All of them decided to reduce sail even before the start, not least the Australians, down to nine crew instead of 11 as Grant Wharington and the navigator, Matt Humphries, were on Sydney to Hobart duty. But the 70-footers were all still screaming downwind at nearly 25 knots as Sanderson, with his tactician, Tomasso Chieffi, on ABN Amro 1, established a lead of 40 seconds on the first upwind leg with his stablemates on ABN 2, skippered by Sébastien Josse, battling for second.

It then became a test of control as Paul Cayard's problem-handling Pirates lost out to Bouwe Bekking's movistar, who was second ahead of Josse and Torben Grael in Brasil 1.
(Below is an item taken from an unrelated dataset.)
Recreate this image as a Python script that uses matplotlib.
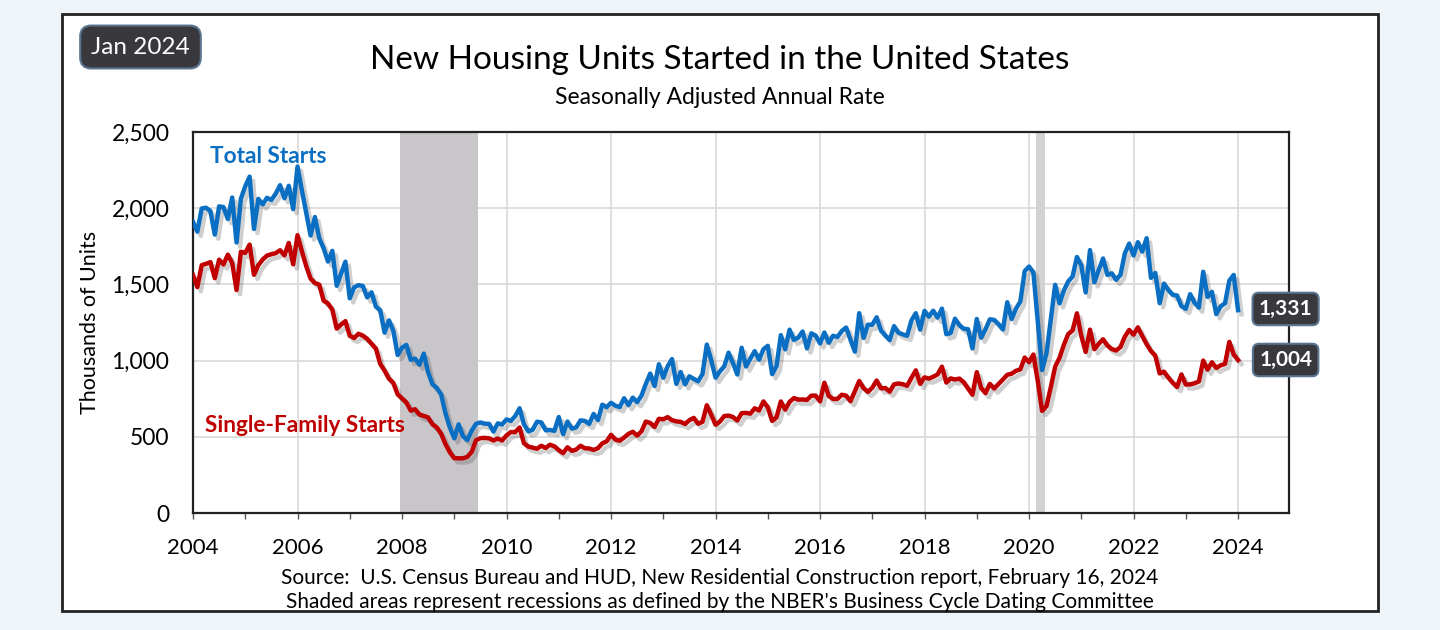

Britain's Neal McDonald, handing tactical control on Ericsson to the American John Kostecki with his unwell navigator Steve Hayles left ashore, could not emulate his win in Spain, gear problems dumping him to sixth behind Cayard.

Perfect conditions gave a sling-shot start to the Sydney to Hobart race, the fleet making fast progress in the early stages of the 628-mile classic. First out of harbour and into a placid Pacific was Bob Oatley's 98ft Wild Oats, with the triple Olympic medallist Ben Ainslie as one of the principal helmsmen and Adrienne Cahalan back in the groove as one of the navigators after her abrupt departure from Brazil's Volvo entry.

Early hopes of a challenge to the record books were tempered with a warning from the weather expert Roger Badham that the fleet of 85 could run into light airs on the second afternoon.